Moist and fluffy apple cake

What you need:

– 2 kg apples

– 3 medium eggs

– 50 ml olive oil (or other oil, I won’t tell)

– 1 large lemon (for peel+ juice)

– 150 g brown sugar + some for topping

– pinch of salt

– 1 tablespoon of baking powder

– 200 g flour

– 1 shot of rhum

How to make:

Peel, core and cut your leftover winter-apples, set aside. Pre-heat the oven to 180-190 degrees. In a very large bowl,mix eggs, sugar (if your apples are very sweet, cut sugar down to 100g) and salt until semi-fluffy. Add lemon peel, rhum, juice of the lemon and olive oil and mix again. Add flour and baking powder and mix until well combined into a pretty runny batter. Add the apples and mix until everything has combined. Take a bundt pan (the form with a hole in the middle), oil the sides and pour the cake batter in, sprinkle sugar on top.
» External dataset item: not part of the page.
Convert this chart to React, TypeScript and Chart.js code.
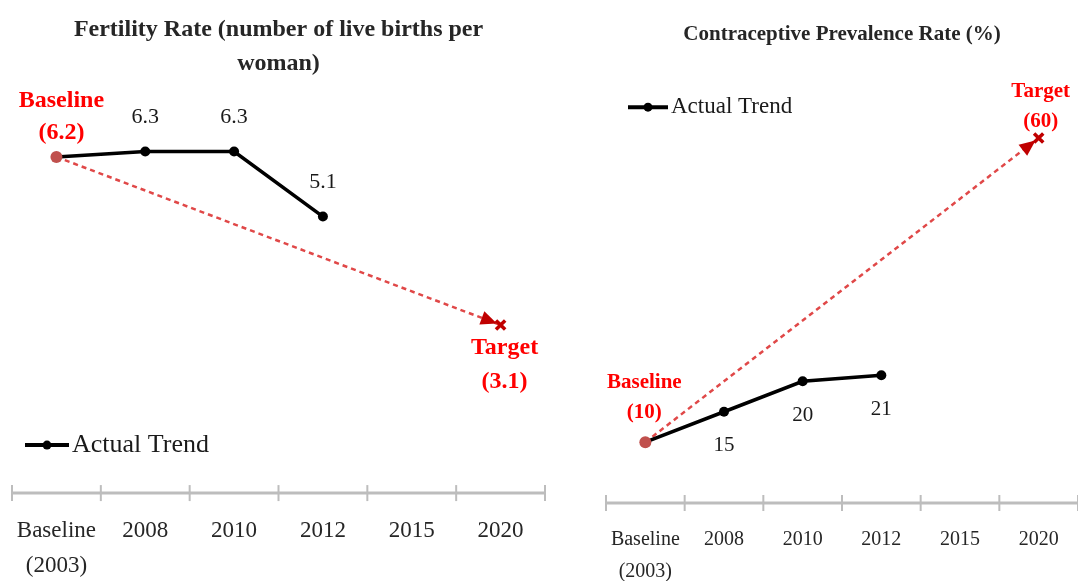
import React, { useEffect, useRef } from 'react';
import { Chart, registerables } from 'chart.js';

Chart.register(...registerables);

const FONT = "'Liberation Serif', 'Times New Roman', serif";

// ---- data ----
const categories: (string | string[])[] = [['Baseline', '(2003)'], '2008', '2010', '2012', '2015', '2020'];
const fertilityActual = [6.2, 6.3, 6.3, 5.1, null, null];
const fertilityTarget = [6.2, null, null, null, null, 3.1];
const cprActual = [10, 15, 20, 21, null, null];
const cprTarget = [10, null, null, null, null, 60];
const fertilityTitle = ['Fertility Rate (number of live births per', 'woman)'];
const cprTitle = 'Contraceptive Prevalence Rate (%)';
const legendLabel = 'Actual Trend';

type Spec = {
  title: string | string[];
  titleSize: number;
  titleLineHeight: number;
  titlePadTop: number;
  titlePadBottom: number;
  padding: { left: number; right: number; top: number; bottom: number };
  canvasHeight: number;
  yMax: number;
  actual: (number | null)[];
  target: (number | null)[];
  tickSize: number;
  tickLineHeight: number;
  tickPad: number;
  labelSize: number;
  redSize: number;
  valueDy: number;
  baseLines: string[];
  baseDx: number;
  baseDy: number[];
  targetLines: string[];
  targetDx: number;
  targetDy: number[];
  legendDx: number;
  legendFromBottom: boolean;
  legendDy: number;
  legendLen: number;
  legendSize: number;
};

function lastIndex(arr: (number | null)[]) {
  let k = -1;
  arr.forEach((v, i) => { if (v !== null) k = i; });
  return k;
}

function makePlugin(spec: Spec) {
  return {
    id: 'decor',
    beforeDatasetsDraw(chart: any) {
      const { ctx, chartArea } = chart;
      const { left, right, bottom } = chartArea;
      const n = categories.length;
      ctx.save();
      ctx.strokeStyle = '#BDBDBD';
      ctx.lineWidth = 3;
      ctx.beginPath();
      ctx.moveTo(left, bottom);
      ctx.lineTo(right, bottom);
      ctx.stroke();
      ctx.lineWidth = 2;
      for (let i = 0; i <= n; i++) {
        const x = left + (i * (right - left)) / n;
        ctx.beginPath();
        ctx.moveTo(x, bottom - 8);
        ctx.lineTo(x, bottom + 8);
        ctx.stroke();
      }
      ctx.restore();
    },
    afterDatasetsDraw(chart: any) {
      const { ctx, chartArea } = chart;
      const actualMeta = chart.getDatasetMeta(0);
      const targetMeta = chart.getDatasetMeta(1);
      const ti = lastIndex(spec.target);
      const p0 = targetMeta.data[0];
      const p1 = targetMeta.data[ti];
      ctx.save();
      // arrow head
      const ang = Math.atan2(p1.y - p0.y, p1.x - p0.x);
      const tipX = p1.x - Math.cos(ang) * 4;
      const tipY = p1.y - Math.sin(ang) * 4;
      const len = 16;
      const hw = 7;
      const bx = tipX - Math.cos(ang) * len;
      const by = tipY - Math.sin(ang) * len;
      ctx.fillStyle = '#C00000';
      ctx.beginPath();
      ctx.moveTo(tipX, tipY);
      ctx.lineTo(bx + Math.sin(ang) * hw, by - Math.cos(ang) * hw);
      ctx.lineTo(bx - Math.sin(ang) * hw, by + Math.cos(ang) * hw);
      ctx.closePath();
      ctx.fill();

      // value labels
      ctx.textAlign = 'center';
      ctx.textBaseline = 'middle';
      ctx.fillStyle = '#1a1a1a';
      ctx.font = `${spec.labelSize}px ${FONT}`;
      spec.actual.forEach((v, i) => {
        if (v === null || i === 0) return;
        const p = actualMeta.data[i];
        ctx.fillText(String(v), p.x, p.y + spec.valueDy);
      });

      // baseline / target labels
      ctx.fillStyle = '#FF0000';
      ctx.font = `bold ${spec.redSize}px ${FONT}`;
      const b = actualMeta.data[0];
      spec.baseLines.forEach((t, k) => ctx.fillText(t, b.x + spec.baseDx, b.y + spec.baseDy[k]));
      spec.targetLines.forEach((t, k) => ctx.fillText(t, p1.x + spec.targetDx, p1.y + spec.targetDy[k]));

      // legend
      const lx = chartArea.left + spec.legendDx;
      const ly = spec.legendFromBottom ? chartArea.bottom - spec.legendDy : chartArea.top + spec.legendDy;
      ctx.strokeStyle = '#000';
      ctx.lineWidth = 4;
      ctx.beginPath();
      ctx.moveTo(lx, ly);
      ctx.lineTo(lx + spec.legendLen, ly);
      ctx.stroke();
      ctx.fillStyle = '#000';
      ctx.beginPath();
      ctx.arc(lx + spec.legendLen / 2, ly, 4.5, 0, Math.PI * 2);
      ctx.fill();
      ctx.fillStyle = '#1a1a1a';
      ctx.textAlign = 'left';
      ctx.font = `${spec.legendSize}px ${FONT}`;
      ctx.fillText(legendLabel, lx + spec.legendLen + 3, ly);
      ctx.restore();
    },
  };
}

function buildConfig(spec: Spec): any {
  const n = spec.actual.length;
  return {
    type: 'line',
    data: {
      labels: categories,
      datasets: [
        {
          label: legendLabel,
          data: spec.actual,
          borderColor: '#000000',
          borderWidth: 3.5,
          pointRadius: spec.actual.map((_, i) => (i === 0 ? 6 : 5)),
          pointBackgroundColor: spec.actual.map((_, i) => (i === 0 ? '#C0504D' : '#000000')),
          pointBorderColor: spec.actual.map((_, i) => (i === 0 ? '#C0504D' : '#000000')),
          pointBorderWidth: 0,
          tension: 0,
          spanGaps: false,
        },
        {
          label: 'Target',
          data: spec.target,
          borderColor: '#E04848',
          borderWidth: 2.5,
          borderDash: [5, 4],
          spanGaps: true,
          tension: 0,
          pointStyle: 'crossRot',
          pointRadius: spec.target.map((_, i) => (i === n - 1 ? 6.5 : 0)),
          pointBorderColor: '#C00000',
          pointBorderWidth: 3.5,
        },
      ],
    },
    options: {
      responsive: false,
      animation: false,
      layout: { padding: spec.padding, autoPadding: false },
      plugins: {
        legend: { display: false },
        tooltip: { enabled: false },
        title: {
          display: true,
          text: spec.title,
          color: '#262626',
          font: { family: FONT, size: spec.titleSize, weight: 'bold', lineHeight: spec.titleLineHeight },
          padding: { top: spec.titlePadTop, bottom: spec.titlePadBottom },
        },
      },
      scales: {
        x: {
          type: 'category',
          offset: true,
          grid: { display: false },
          border: { display: false },
          ticks: {
            autoSkip: false,
            maxRotation: 0,
            color: '#262626',
            padding: spec.tickPad,
            font: { family: FONT, size: spec.tickSize, lineHeight: spec.tickLineHeight },
          },
        },
        y: { display: false, min: 0, max: spec.yMax },
      },
    },
    plugins: [makePlugin(spec)],
  };
}

const fertilitySpec: Spec = {
  title: fertilityTitle,
  titleSize: 24,
  titleLineHeight: 1.42,
  titlePadTop: 3,
  titlePadBottom: 34,
  padding: { left: 12, right: 15, top: 10, bottom: 0 },
  canvasHeight: 595,
  yMax: 6.97,
  actual: fertilityActual,
  target: fertilityTarget,
  tickSize: 23,
  tickLineHeight: 1.52,
  tickPad: 12,
  labelSize: 22,
  redSize: 24,
  valueDy: -34,
  baseLines: ['Baseline', '(6.2)'],
  baseDx: 5,
  baseDy: [-56, -24],
  targetLines: ['Target', '(3.1)'],
  targetDx: 4,
  targetDy: [23, 57],
  legendDx: 13,
  legendFromBottom: true,
  legendDy: 48,
  legendLen: 44,
  legendSize: 26,
};

const cprSpec: Spec = {
  title: cprTitle,
  titleSize: 21,
  titleLineHeight: 1.15,
  titlePadTop: 13,
  titlePadBottom: 30,
  padding: { left: 16, right: 0, top: 10, bottom: 0 },
  canvasHeight: 601,
  yMax: 70,
  actual: cprActual,
  target: cprTarget,
  tickSize: 20,
  tickLineHeight: 1.6,
  tickPad: 13,
  labelSize: 21,
  redSize: 21,
  valueDy: 34,
  baseLines: ['Baseline', '(10)'],
  baseDx: -1,
  baseDy: [-60, -30],
  targetLines: ['Target', '(60)'],
  targetDx: 2,
  targetDy: [-46, -16],
  legendDx: 22,
  legendFromBottom: false,
  legendDy: 30,
  legendLen: 40,
  legendSize: 23,
};

function ChartCanvas({ spec, left, width }: { spec: Spec; left: number; width: number }) {
  const ref = useRef<HTMLCanvasElement | null>(null);
  useEffect(() => {
    if (!ref.current) return;
    const chart = new Chart(ref.current, buildConfig(spec));
    return () => chart.destroy();
  }, [spec]);
  return (
    <canvas
      ref={ref}
      width={width}
      height={spec.canvasHeight}
      style={{ position: 'absolute', left, top: 0, width, height: spec.canvasHeight }}
    />
  );
}

export default function App() {
  return (
    <div
      style={{
        position: 'absolute',
        left: 0,
        top: 0,
        width: 1078,
        height: 581,
        overflow: 'hidden',
        background: '#ffffff',
      }}
    >
      <ChartCanvas spec={fertilitySpec} left={0} width={560} />
      <ChartCanvas spec={cprSpec} left={590} width={488} />
    </div>
  );
}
Take care to leave room on the top, because the cake will rise slightly! Bake in the middle rack for around 40 minutes. When the cake comes out of the oven, it will be very soft, almost like a pudding and needs to cool down completely to keep its form.
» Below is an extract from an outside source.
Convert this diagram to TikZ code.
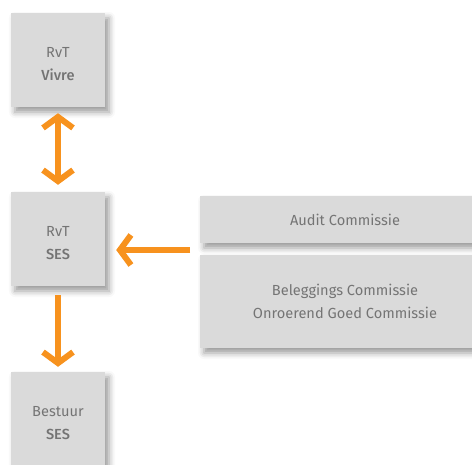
\documentclass[tikz,border=0pt]{standalone}
\usepackage{fontspec}
\setmainfont{Fira Sans}[BoldFont=* Medium]
\usetikzlibrary{arrows.meta,shadows.blur}

\definecolor{boxgray}{HTML}{DADADA}
\definecolor{txtgray}{HTML}{747474}
\definecolor{arroworange}{HTML}{F7921E}

\tikzset{
    orgbox/.style={fill=boxgray, text=txtgray, align=center, inner sep=0pt,
        blur shadow={shadow xshift=4pt, shadow yshift=-5pt, shadow blur radius=6pt, shadow opacity=40}},
    squarebox/.style={orgbox, minimum width=94pt, minimum height=94pt, text height=42pt},
    linkarrow/.style={draw=arroworange, line width=6pt, {Straight Barb[length=11pt,width=30pt]}-{Straight Barb[length=11pt,width=30pt]}},
    downarrow/.style={draw=arroworange, line width=6pt, -{Straight Barb[length=11pt,width=30pt]}}
}

\begin{document}
\begin{tikzpicture}[x=1pt, y=-1pt, every node/.style={font=\fontsize{14.6}{23}\selectfont}]
    \useasboundingbox (0,0) rectangle (472,464);

    % RvT boxes - left column
    \node[squarebox] (vivre) at (58,60) {RvT\\\textbf{Vivre}};
    \node[squarebox] (ses) at (58,239) {RvT\\\textbf{SES}};
    \node[squarebox] (bestuur) at (58,419) {Bestuur\\\textbf{SES}};

    % Commissies - right side
    \node[orgbox, minimum width=290pt, minimum height=47pt] (audit) at (345,219.5) {Audit Commissie};
    \node[orgbox, minimum width=290pt, minimum height=93pt] (beleg) at (345,301.5) {Beleggings Commissie\\Onroerend Goed Commissie};
    \coordinate (cin) at (190,250);

    % Arrows
    \draw[linkarrow, shorten <=6pt, shorten >=7pt] (vivre) -- (ses);
    \draw[downarrow, shorten >=11pt] (cin) -- (ses.east |- cin);
    \draw[downarrow, shorten <=9pt, shorten >=5pt] (ses) -- (bestuur);
\end{tikzpicture}
\end{document}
Behold: soviet-era bundt pan

How much does it cost:

60 cents for the eggs, perhaps 20 cents for the flour, 20 cents for sugar, olive oil around 1,5 euros, lemon 40 cents, rhum and baking powder – 50 cents. Add some electricity into the mix and you have your huge apple cake at around 3,5 – 4 euros. And apples – in January, your cellar will still be half-full of them.

German- style apple cake

What you need:

– 4 large eggs

– 100 g white sugar

– 70 g of butter

– 200 g flour

– 1 teaspoon of baking powder

– 1 kg apples

– optional: brown sugar, cinnamon for topping

– a pinch of salt

How to make:

Peel, core and cut the apples into smaller pieces. Whisk sugar, eggs and salt together until the mixture becomes light yellow and foamy. Melt butter. Slowly incorporate flour and baking powder, mix. Add slowly the melted butter and mix until well incorporated. The batter should have the consistency of thick, but still runny molasses. Pour the batter into a larger baking form, cover with apples (no need to mix), top with sugar and cinnamon and bake at 180 C for 30-40 minutes depending on your oven.

How much does it cost:

If you are a good poor country-living Estonian, you would have apples and eggs left in the end of November. So butter is around 1 euro, flour is 10 cents, add some 10 cents for everything else plus electricity, the total cost won’t exceed 2 euro for an truly enormous cake.